America’s Post-Paris Clean Energy Agenda
The world is waiting to see the America’s next steps following our withdrawal from the Paris Agreement. While the President expressed a willingness to negotiate re-entry into the agreement, his underlying intent was clear: America will pursue its own economic and energy development path independent of international goals. With the White House poised to outline pro-growth policies during Energy Week, it’s clear that through the promotion of clean energy technologies and an all-of-the-above energy policy, the U.S. will continue to reduce emissions, increase economic growth, and ultimately achieve energy independence.

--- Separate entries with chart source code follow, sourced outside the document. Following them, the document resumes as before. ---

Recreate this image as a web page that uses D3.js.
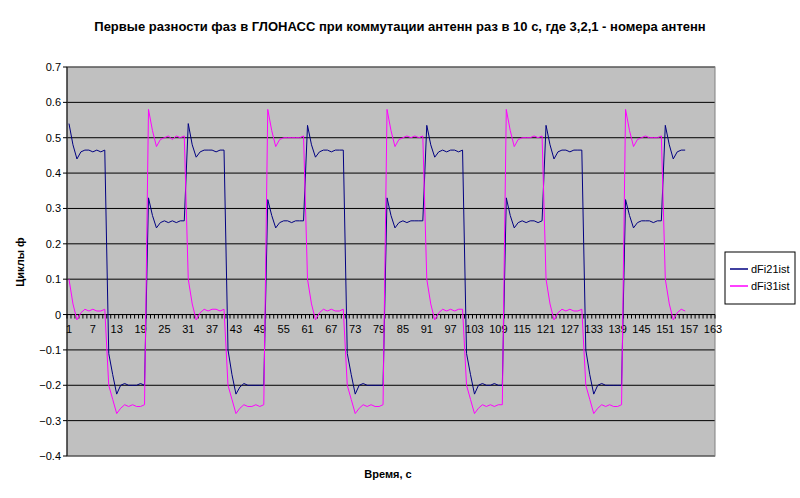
<!DOCTYPE html>
<html><head><meta charset="utf-8">
<script src="https://cdn.jsdelivr.net/npm/d3@7"></script>
<style>body{margin:0;background:#fff}svg{font-family:Arial,"Liberation Sans",sans-serif}</style>
</head><body><svg id="c" width="800" height="498"></svg>
<script>
const title = "Первые разности фаз в ГЛОНАСС при коммутации антенн раз в 10 с, где 3,2,1 - номера антенн";
const seriesNames = ["dFi21ist", "dFi31ist"];
const yTicks = [-0.4,-0.3,-0.2,-0.1,0,0.1,0.2,0.3,0.4,0.5,0.6,0.7];
const nCategories = 163;
const xTickLabels = [1,7,13,19,25,31,37,43,49,55,61,67,73,79,85,91,97,103,109,115,121,127,133,139,145,151,157,163];
const dFi21ist = [
0.54,0.48,0.44,0.46,0.465,0.465,0.46,0.465,0.46,0.465,-0.11,-0.17,-0.225,-0.2,-0.195,-0.2,-0.2,-0.2,-0.195,-0.2,0.33,0.28,0.245,0.26,0.265,0.26,0.265,0.26,0.265,0.265,
0.54,0.48,0.445,0.46,0.465,0.465,0.465,0.46,0.465,0.465,-0.1,-0.17,-0.225,-0.205,-0.195,-0.2,-0.2,-0.2,-0.2,-0.2,0.325,0.28,0.245,0.26,0.265,0.265,0.26,0.265,0.265,0.265,
0.535,0.48,0.445,0.46,0.465,0.465,0.46,0.465,0.465,0.465,-0.11,-0.17,-0.225,-0.2,-0.195,-0.2,-0.2,-0.2,-0.2,-0.2,0.33,0.28,0.245,0.26,0.265,0.26,0.265,0.265,0.265,0.265,
0.535,0.48,0.445,0.46,0.465,0.46,0.465,0.465,0.46,0.465,-0.11,-0.17,-0.225,-0.2,-0.195,-0.2,-0.2,-0.195,-0.2,-0.2,0.33,0.28,0.245,0.26,0.265,0.26,0.265,0.265,0.26,0.265,
0.535,0.48,0.44,0.46,0.465,0.465,0.46,0.465,0.465,0.465,-0.1,-0.17,-0.225,-0.2,-0.195,-0.2,-0.2,-0.2,-0.2,-0.2,0.325,0.28,0.245,0.26,0.265,0.265,0.265,0.26,0.265,0.265,
0.535,0.48,0.44,0.46,0.465,0.465];
const dFi31ist = [
0.1,0.03,-0.015,0.005,0.015,0.01,0.015,0.01,0.01,0.015,-0.2,-0.24,-0.28,-0.265,-0.255,-0.26,-0.255,-0.26,-0.26,-0.255,0.58,0.52,0.475,0.495,0.5,0.505,0.495,0.505,0.5,0.505,
0.1,0.03,-0.015,0.005,0.015,0.01,0.015,0.015,0.01,0.015,-0.2,-0.24,-0.28,-0.265,-0.255,-0.26,-0.26,-0.255,-0.26,-0.255,0.58,0.52,0.475,0.495,0.5,0.5,0.5,0.5,0.5,0.505,
0.1,0.03,-0.015,0.005,0.015,0.01,0.015,0.01,0.01,0.015,-0.2,-0.24,-0.28,-0.265,-0.255,-0.26,-0.255,-0.26,-0.26,-0.255,0.58,0.52,0.475,0.495,0.5,0.505,0.5,0.505,0.5,0.505,
0.1,0.03,-0.015,0.005,0.015,0.01,0.015,0.01,0.015,0.015,-0.2,-0.24,-0.28,-0.265,-0.255,-0.26,-0.255,-0.26,-0.255,-0.255,0.58,0.52,0.475,0.495,0.5,0.5,0.5,0.505,0.5,0.505,
0.1,0.03,-0.015,0.005,0.015,0.01,0.015,0.01,0.01,0.015,-0.2,-0.24,-0.28,-0.265,-0.255,-0.26,-0.255,-0.26,-0.26,-0.255,0.58,0.52,0.475,0.495,0.5,0.505,0.5,0.5,0.5,0.505,
0.1,0.03,-0.015,0.005,0.015,0.01];
const colors = ["#000080", "#ff00ff"];

const svg = d3.select("#c");
const L=67,R=715,T=67,B=456;
const x = d3.scaleBand().domain(d3.range(1,nCategories+1)).range([L,R]);
const y = d3.scaleLinear().domain([-0.4,0.7]).range([B,T]);
const xc = i => x(i)+x.bandwidth()/2;

svg.append("rect").attr("x",L).attr("y",T).attr("width",R-L).attr("height",B-T).attr("fill","#c0c0c0");
svg.append("g").selectAll("line").data(yTicks).join("line")
  .attr("x1",L).attr("x2",R).attr("y1",d=>y(d)).attr("y2",d=>y(d)).attr("stroke","#000").attr("stroke-width",1);
svg.append("rect").attr("x",L).attr("y",T).attr("width",R-L).attr("height",B-T).attr("fill","none").attr("stroke","#808080");
// y axis
svg.append("line").attr("x1",L).attr("x2",L).attr("y1",T).attr("y2",B).attr("stroke","#000");
svg.append("g").selectAll("text").data(yTicks).join("text")
  .attr("x",L-6).attr("y",d=>y(d)+4).attr("text-anchor","end").attr("font-size",11)
  .text(d=>d===0?"0":d3.format(".1f")(d));
svg.append("g").selectAll("line").data(yTicks).join("line")
  .attr("x1",L-4).attr("x2",L).attr("y1",d=>y(d)).attr("y2",d=>y(d)).attr("stroke","#000");
// x axis at 0
const y0=y(0);
svg.append("line").attr("x1",L).attr("x2",R).attr("y1",y0).attr("y2",y0).attr("stroke","#000");
svg.append("g").selectAll("line").data(d3.range(0,nCategories+1)).join("line")
  .attr("x1",i=>L+i*x.step()).attr("x2",i=>L+i*x.step()).attr("y1",y0).attr("y2",y0+4).attr("stroke","#000");
svg.append("g").selectAll("text").data(xTickLabels).join("text")
  .attr("x",d=>xc(d)).attr("y",y0+18).attr("text-anchor","middle").attr("font-size",11).text(d=>d);
// series
const line = d3.line().x((d,i)=>xc(i+1)).y(d=>y(d));
[dFi21ist,dFi31ist].forEach((s,k)=>{
  svg.append("path").attr("d",line(s)).attr("fill","none").attr("stroke",colors[k]).attr("stroke-width",1);
});
// titles
svg.append("text").attr("x",400).attr("y",31).attr("text-anchor","middle").attr("font-size",13).attr("font-weight","bold").text(title);
svg.append("text").attr("x",388).attr("y",478).attr("text-anchor","middle").attr("font-size",11).attr("font-weight","bold").text("Время, с");
svg.append("text").attr("transform","translate(24,262) rotate(-90)").attr("text-anchor","middle").attr("font-size",11).attr("font-weight","bold").text("Циклы ф");
// legend
svg.append("rect").attr("x",725).attr("y",252).attr("width",70).attr("height",52).attr("fill","#fff").attr("stroke","#000");
seriesNames.forEach((n,k)=>{
  const yy=269+k*17;
  svg.append("line").attr("x1",730).attr("x2",748).attr("y1",yy).attr("y2",yy).attr("stroke",colors[k]).attr("stroke-width",1.5);
  svg.append("text").attr("x",751).attr("y",yy+4).attr("font-size",11).text(n);
});
</script></body></html>
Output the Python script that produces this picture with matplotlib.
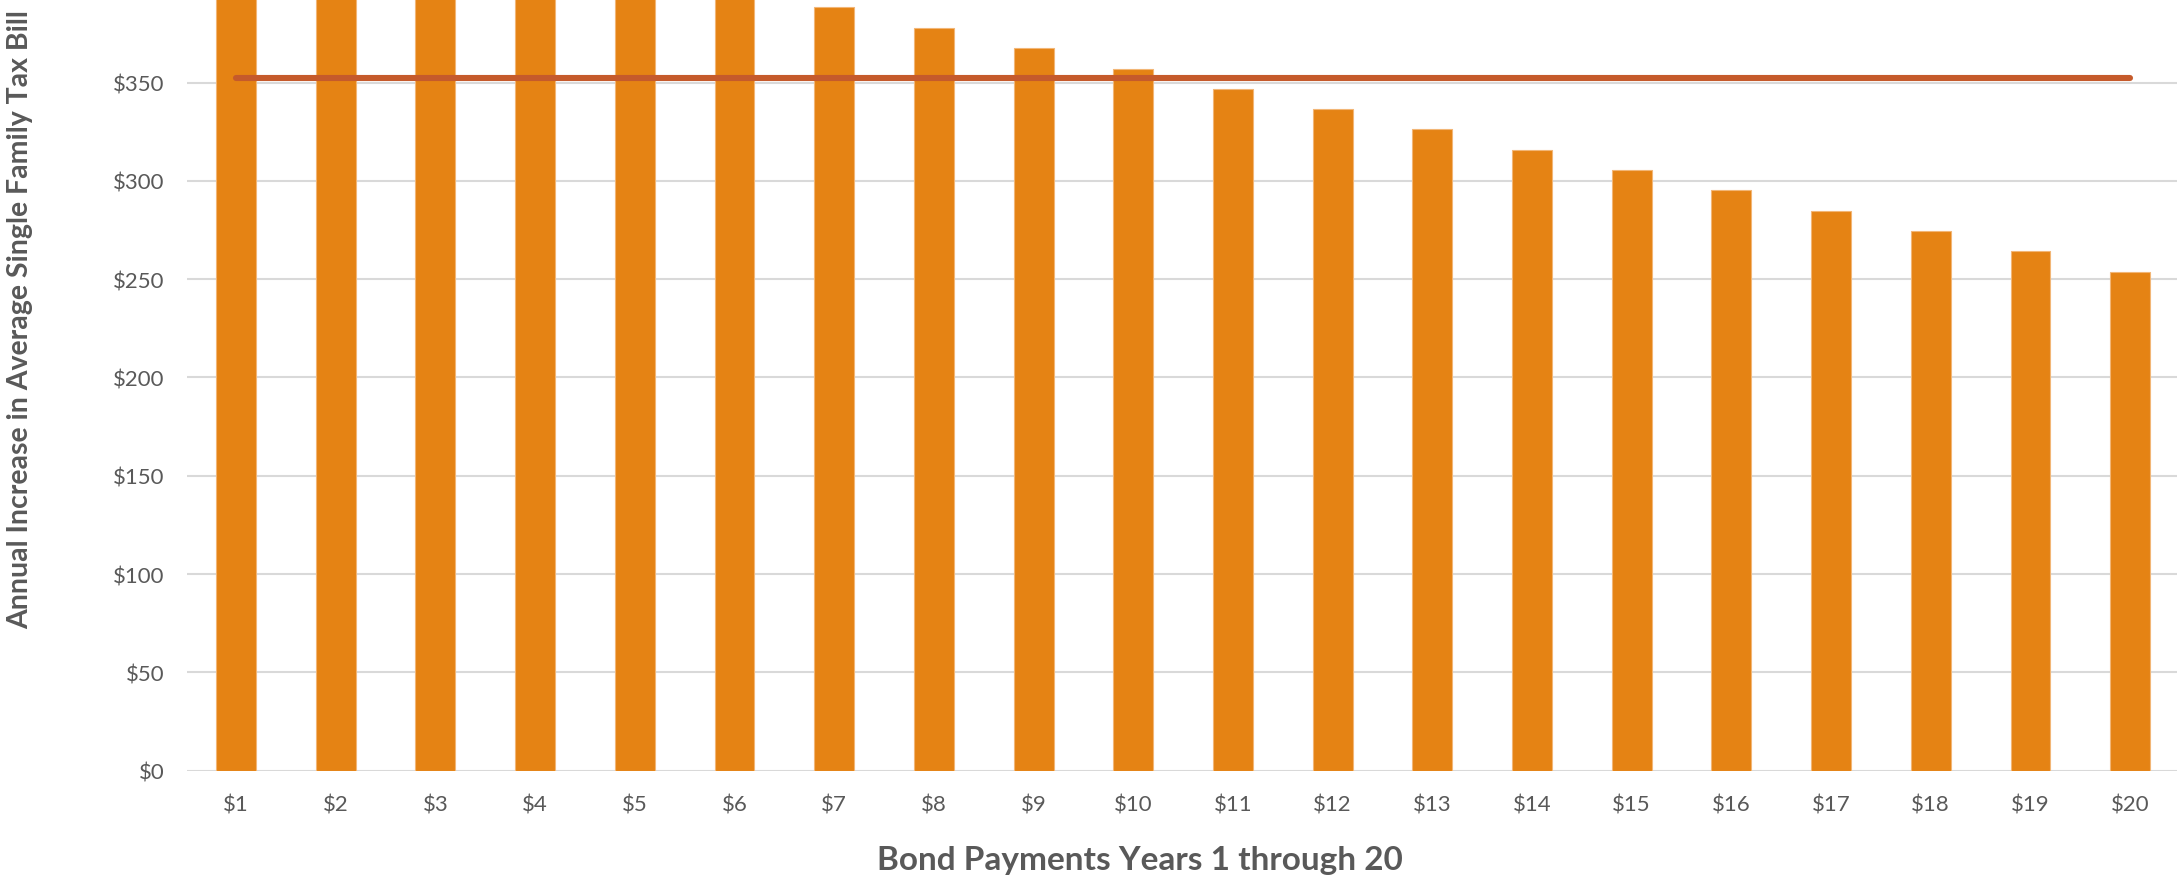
import matplotlib
matplotlib.use("Agg")
import matplotlib.pyplot as plt

# Data
years = [f"${i}" for i in range(1, 21)]
tax_increase = [450.5, 440.2, 429.8, 419.5, 409.1, 398.8, 388.4, 377.8, 367.5, 357.1,
                346.8, 336.6, 326.3, 315.9, 305.6, 295.3, 284.7, 274.6, 264.2, 253.9]
average_value = [352.4] * 20
yticks = [0, 50, 100, 150, 200, 250, 300, 350]
ytick_labels = ["$0", "$50", "$100", "$150", "$200", "$250", "$300", "$350"]

plt.rcParams['font.family'] = ['Lato', 'DejaVu Sans']

W, H = 2177, 879
fig = plt.figure(figsize=(W / 100, H / 100), dpi=100)
ax = fig.add_axes([187 / W, 1 - 771.7 / H, 1 - 187 / W, 771.7 / H])

x = list(range(1, 21))
ax.bar(x, tax_increase, width=0.4, color='#E58314', edgecolor='#F2B676',
       linewidth=0.8, zorder=2)
ax.plot(x, average_value, color='#C55A2B', linewidth=4.4,
        solid_capstyle='round', zorder=3)

ax.set_xlim(0.508, 20.47)
ax.set_ylim(0, 392.5)
ax.set_yticks(yticks)
ax.set_yticklabels(ytick_labels)
ax.set_xticks(x)
ax.set_xticklabels(years)
ax.yaxis.grid(True, color='#D9D9D9', linewidth=1.5, zorder=0)
ax.set_axisbelow(True)
for s in ax.spines.values():
    s.set_visible(False)
ax.tick_params(axis='both', length=0, labelsize=16, labelcolor='#595959')
ax.tick_params(axis='x', pad=17)
ax.tick_params(axis='y', pad=16)

fig.text(1140 / W, 1 - 861 / H, "Bond Payments Years 1 through 20",
         ha='center', va='center', fontsize=24, fontweight='bold', color='#595959')
fig.text(20 / W, 1 - 320 / H, "Annual Increase in Average Single Family Tax Bill",
         ha='center', va='center', rotation=90, fontsize=20.5, fontweight='bold',
         color='#595959')

fig.savefig("out.png", dpi=100)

Prior to America’s withdrawal from the Paris Climate Agreement, CRES Forum was a vocal proponent of a “stay in and renegotiate” approach. We rejected the false assertion that a path forward consisted of a binary choice between adherence to the current terms outlined by President Obama and scrapping American involvement altogether. We saw eye to eye with dozens of innovative private sector leaders, members of President Trump’s Cabinet and Republicans on Capitol Hill who recognized the benefits the Agreement could have on mitigating our carbon footprint and supporting our economy.
Policy-makers at the state and local level have wide latitude to pursue energy and job creation opportunities centered on carbon capture and sequestration, advanced nuclear, increased natural gas, energy efficiency, and clean energy development. In a federal system like ours, states are naturally positioned to lead on complex issues. However, coherent national legislation can help all states reap economic, national security, and environmental benefits. Now is the time for the federal government to build upon state policy, not undermine it.
Nine northeastern states are members of the market-based Regional Greenhouse Gas Initiative. California has also established a similar program to reduce greenhouse gas emissions. A parallel set of renewable energy credit (REC) markets have evolved across dozens of states and municipalities to achieve emissions reduction goals. While effective to-date, these local and regional markets are small-scale (compared to a national market) and utilize different trading units. The federal government can play a role in helping these markets work together. Building a voluntary nation-wide framework with common trading units would eliminate inefficiencies in state, local, and regional energy credit and emissions markets through standardization.
Many companies, including Google and Apple, already voluntarily offset emissions or participate in carbon markets, and more and more shareholders demand that climate risk be factored into corporate decision-making. By creating market standards, barriers for small businesses to engage these markets will be reduced and the door to existing global markets will be easier to open. This option protects the rights of states and does not establish mandates for corporations, instead allowing project developers to achieve economies of scale and help communities meet their own climate change goals.
Breaking up state-level energy monopolies will also provide customers with more energy choices. Some monopolies already recognize that customers want to buy renewable energy, so they sell packages of wind, solar, hydro and nuclear energy at a premium. However, customers are prohibited from buying electricity from another vendor—even if it would be cheaper. Increasing the competitiveness of electricity markets would allow families and businesses to buy from the power provider of their choice, based on price and environmental considerations. By increasing competition, prices would drop for consumers and opportunities would rise for clean energy entrepreneurs. Clean energy markets are ripe for more innovation and cost reduction.
As we ponder next steps, the U.S. should remain engaged with the United Nations Framework Convention on Climate Change (UNFCCC) and negotiate re-entry into the Paris Agreement on more favorable terms. The UNFCCC has near universal membership and is the parent treaty of the Kyoto Protocol and the Paris Agreement. America already has a seat at the table for future negotiations. By re-envisioning U.N. led financial institutions, prioritizing multilateral banks over U.N. financial institutions, allowing countries to count bi-lateral spending that has integrated climate change, and adding a provision for third party verification of greenhouse gas reporting disputes, the Paris Agreement would be more effective.
Ivanka Trump recently said during technology week at the White House that, “innovation has and will continue to transform the world – and the way the U.S. government works on behalf of all Americans.” Nowhere is the promise of this sentiment more prevalent than within the realm of renewable energy. Carbon dioxide emissions peaked in the United States in 2005. They fell 12 percent a decade later due to changes in energy generation, particularly a market-driven switch to clean energy like natural gas, wind, and solar energy. With the continued adoption of clean energy technologies and the implementation of market-friendly, all-of-the-above energy policies, the U.S. can achieve substantive emissions reductions, increase economic growth, and achieve energy independence.
Charles Hernick is the Director of Policy and Advocacy at Citizens for Responsible Energy Solutions (CRES) Forum, a nonpartisan, nonprofit organization committed to educating the public and influencing the national conversation about clean energy.